SHAUN Wane believes ‘the perfect game’ is within reach of his Wigan Warriors if they can continue their early-season improvement.
The Warriors opened their campaign with a disappointing home defeat at the hands of Huddersfield, but have responded in style by seeing off the challenges of Leeds and Bradford in the space of eight days.
Wane’s men were virtually impeccable in both victories, restricting the new world champions to just six points last week before putting half a century on the Bulls in front of their own spectators on Sunday.
But the Wigan coach insists neither he nor his players will be patting themselves on the back until every little flaw has been identified and eliminated.
“Overall I am happy, although I was a little disappointed with a few of the errors and the penalties we gave away at Bradford,” Wane (left) said.
“All of the players understand that’s not acceptable, and they are all onside as I’d expect them to be.
“The main positive was the way we finished the game so well.
“Too often in the past few years we’ve dipped in the second half when we’ve been up at half-time.
“But in the last two weeks our completion rate in the second half has been 90 per cent, which shows the team is going to be more ruthless – which is what I wanted.”
Wane, though, insists he won’t be completely satisfied until his team is totally error-proof.
“We will get there to 100 per cent – I know we will,” he added.
“In my heart, I believe we can do it – and not just for a one-off game, but for continuous games.
“The players themselves are striving for perfection, and we had a really tough video session yesterday because they don’t want to be giving teams chances.
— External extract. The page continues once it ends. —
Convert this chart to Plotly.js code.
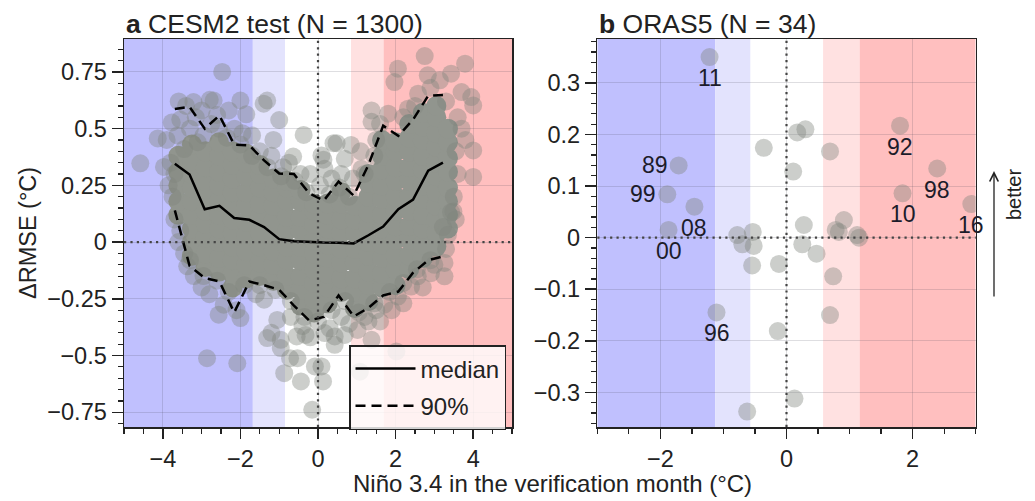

“That shows they want it as well, which is great.”
A feature of the win at Bradford was the high quality of Wigan’s tries, some of the handling a joy to see.
As Wane was quick to point out, that didn’t happen by accident.
“That’s why we’ve done so much skills work this year,” he revealed.
“I can’t tell you how much skills work we did in Florida, because I believe if you practice enough on your skill level under pressure, in games those risky passes don’t become risky any more. They’re just normal plays.”